= What to work on =
Produce an exact transcription of the listing below, omitting the pictures.

==========

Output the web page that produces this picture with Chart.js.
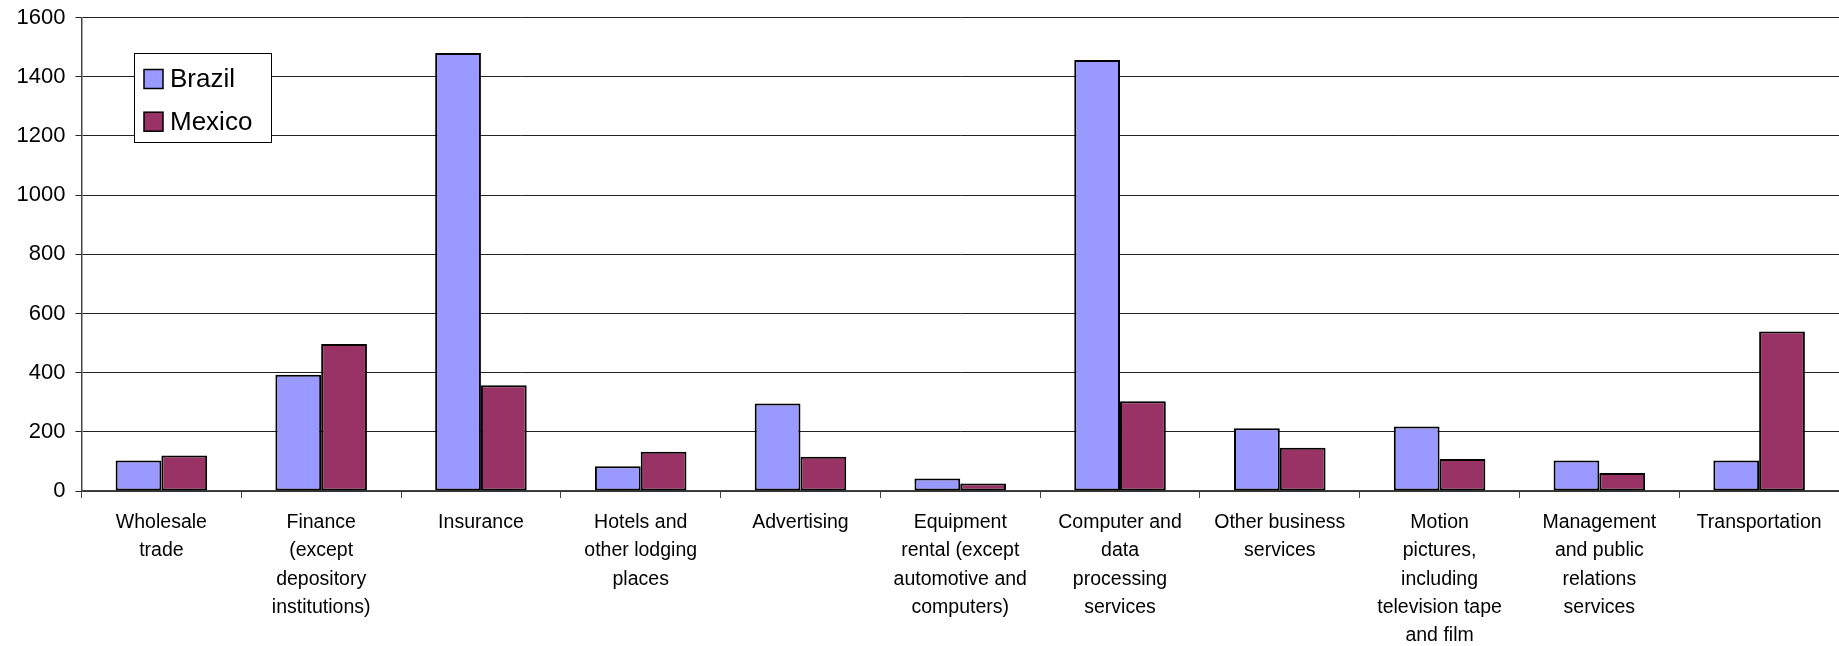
<!DOCTYPE html>
<html>
<head>
<meta charset="utf-8">
<script src="https://cdn.jsdelivr.net/npm/chart.js@4/dist/chart.umd.min.js"></script>
<style>
  html, body { margin: 0; padding: 0; background: #fff; }
  #wrap { width: 1839px; height: 646px; position: relative; }
</style>
</head>
<body>
<div id="wrap"><canvas id="c"></canvas></div>
<script>
const categories = [
  ["Wholesale", "trade"],
  ["Finance", "(except", "depository", "institutions)"],
  ["Insurance"],
  ["Hotels and", "other lodging", "places"],
  ["Advertising"],
  ["Equipment", "rental (except", "automotive and", "computers)"],
  ["Computer and", "data", "processing", "services"],
  ["Other business", "services"],
  ["Motion", "pictures,", "including", "television tape", "and film"],
  ["Management", "and public", "relations", "services"],
  ["Transportation"]
];
const brazil = [103, 393, 1480, 84, 296, 42, 1456, 212, 218, 103, 103];
const mexico = [120, 497, 357, 133, 116, 25, 303, 146, 108, 61, 539];
const seriesNames = ["Brazil", "Mexico"];
const seriesColors = ["#9999FF", "#993366"];
const yTicks = [0, 200, 400, 600, 800, 1000, 1200, 1400, 1600];

const FONT = "'Liberation Sans', Arial, sans-serif";

const legendPlugin = {
  id: 'boxLegend',
  afterDraw(chart) {
    const ctx = chart.ctx;
    const ds = chart.data.datasets;
    const bx = 134.5, by = 53.5, bw = 137, bh = 89;
    ctx.save();
    ctx.fillStyle = '#fff';
    ctx.fillRect(bx, by, bw, bh);
    ctx.strokeStyle = '#000';
    ctx.lineWidth = 1;
    ctx.strokeRect(bx, by, bw, bh);
    ctx.font = '26px ' + FONT;
    ctx.textBaseline = 'middle';
    ctx.textAlign = 'left';
    ds.forEach((d, i) => {
      const cy = 79 + i * 42.7;
      ctx.fillStyle = d.backgroundColor;
      ctx.fillRect(144, cy - 9.5, 19, 19);
      ctx.lineWidth = 1.5;
      ctx.strokeStyle = '#000';
      ctx.strokeRect(144, cy - 9.5, 19, 19);
      ctx.fillStyle = '#000';
      ctx.fillText(d.label, 170, cy + 1);
    });
    ctx.restore();
  }
};

new Chart(document.getElementById('c'), {
  type: 'bar',
  data: {
    labels: categories,
    datasets: [
      { label: seriesNames[0], data: brazil, backgroundColor: seriesColors[0], borderColor: '#000', borderWidth: 2, borderSkipped: false },
      { label: seriesNames[1], data: mexico, backgroundColor: seriesColors[1], borderColor: '#000', borderWidth: 2, borderSkipped: false }
    ]
  },
  options: {
    responsive: true,
    maintainAspectRatio: false,
    animation: false,
    layout: { padding: { top: 17.5, right: 0, left: 0, bottom: 0 } },
    datasets: { bar: { categoryPercentage: 0.573, barPercentage: 1.0 } },
    plugins: {
      legend: { display: false },
      tooltip: { enabled: false }
    },
    scales: {
      x: {
        grid: { display: true, drawOnChartArea: false, drawTicks: true, tickLength: 7, color: '#444', offset: true },
        border: { display: true, color: '#444', width: 1.5 },
        ticks: {
          autoSkip: false, maxRotation: 0, minRotation: 0, padding: 10,
          color: '#000',
          font: { family: FONT, size: 19.5, lineHeight: 1.46 }
        },
        afterFit(scale) { scale.height = 155; scale.paddingLeft = 0; scale.paddingRight = 0; }
      },
      y: {
        min: 0, max: 1600,
        afterBuildTicks(scale) { scale.ticks = yTicks.map(v => ({ value: v })); },
        grid: { color: '#222', lineWidth: 1, tickLength: 6 },
        border: { display: true, color: '#444', width: 1.5 },
        ticks: {
          padding: 10, color: '#000',
          font: { family: FONT, size: 22 },
          callback: (v) => String(v)
        },
        afterFit(scale) { scale.width = 81.5; scale.paddingTop = 0; scale.paddingBottom = 0; }
      }
    }
  },
  plugins: [legendPlugin]
});
</script>
</body>
</html>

==========

= Solution to this task =
Output the web page that produces this picture with Chart.js.
<!DOCTYPE html>
<html>
<head>
<meta charset="utf-8">
<script src="https://cdn.jsdelivr.net/npm/chart.js@4/dist/chart.umd.min.js"></script>
<style>
  html, body { margin: 0; padding: 0; background: #fff; }
  #wrap { width: 1839px; height: 646px; position: relative; }
</style>
</head>
<body>
<div id="wrap"><canvas id="c"></canvas></div>
<script>
const categories = [
  ["Wholesale", "trade"],
  ["Finance", "(except", "depository", "institutions)"],
  ["Insurance"],
  ["Hotels and", "other lodging", "places"],
  ["Advertising"],
  ["Equipment", "rental (except", "automotive and", "computers)"],
  ["Computer and", "data", "processing", "services"],
  ["Other business", "services"],
  ["Motion", "pictures,", "including", "television tape", "and film"],
  ["Management", "and public", "relations", "services"],
  ["Transportation"]
];
const brazil = [103, 393, 1480, 84, 296, 42, 1456, 212, 218, 103, 103];
const mexico = [120, 497, 357, 133, 116, 25, 303, 146, 108, 61, 539];
const seriesNames = ["Brazil", "Mexico"];
const seriesColors = ["#9999FF", "#993366"];
const yTicks = [0, 200, 400, 600, 800, 1000, 1200, 1400, 1600];

const FONT = "'Liberation Sans', Arial, sans-serif";

const legendPlugin = {
  id: 'boxLegend',
  afterDraw(chart) {
    const ctx = chart.ctx;
    const ds = chart.data.datasets;
    const bx = 134.5, by = 53.5, bw = 137, bh = 89;
    ctx.save();
    ctx.fillStyle = '#fff';
    ctx.fillRect(bx, by, bw, bh);
    ctx.strokeStyle = '#000';
    ctx.lineWidth = 1;
    ctx.strokeRect(bx, by, bw, bh);
    ctx.font = '26px ' + FONT;
    ctx.textBaseline = 'middle';
    ctx.textAlign = 'left';
    ds.forEach((d, i) => {
      const cy = 79 + i * 42.7;
      ctx.fillStyle = d.backgroundColor;
      ctx.fillRect(144, cy - 9.5, 19, 19);
      ctx.lineWidth = 1.5;
      ctx.strokeStyle = '#000';
      ctx.strokeRect(144, cy - 9.5, 19, 19);
      ctx.fillStyle = '#000';
      ctx.fillText(d.label, 170, cy + 1);
    });
    ctx.restore();
  }
};

new Chart(document.getElementById('c'), {
  type: 'bar',
  data: {
    labels: categories,
    datasets: [
      { label: seriesNames[0], data: brazil, backgroundColor: seriesColors[0], borderColor: '#000', borderWidth: 2, borderSkipped: false },
      { label: seriesNames[1], data: mexico, backgroundColor: seriesColors[1], borderColor: '#000', borderWidth: 2, borderSkipped: false }
    ]
  },
  options: {
    responsive: true,
    maintainAspectRatio: false,
    animation: false,
    layout: { padding: { top: 17.5, right: 0, left: 0, bottom: 0 } },
    datasets: { bar: { categoryPercentage: 0.573, barPercentage: 1.0 } },
    plugins: {
      legend: { display: false },
      tooltip: { enabled: false }
    },
    scales: {
      x: {
        grid: { display: true, drawOnChartArea: false, drawTicks: true, tickLength: 7, color: '#444', offset: true },
        border: { display: true, color: '#444', width: 1.5 },
        ticks: {
          autoSkip: false, maxRotation: 0, minRotation: 0, padding: 10,
          color: '#000',
          font: { family: FONT, size: 19.5, lineHeight: 1.46 }
        },
        afterFit(scale) { scale.height = 155; scale.paddingLeft = 0; scale.paddingRight = 0; }
      },
      y: {
        min: 0, max: 1600,
        afterBuildTicks(scale) { scale.ticks = yTicks.map(v => ({ value: v })); },
        grid: { color: '#222', lineWidth: 1, tickLength: 6 },
        border: { display: true, color: '#444', width: 1.5 },
        ticks: {
          padding: 10, color: '#000',
          font: { family: FONT, size: 22 },
          callback: (v) => String(v)
        },
        afterFit(scale) { scale.width = 81.5; scale.paddingTop = 0; scale.paddingBottom = 0; }
      }
    }
  },
  plugins: [legendPlugin]
});
</script>
</body>
</html>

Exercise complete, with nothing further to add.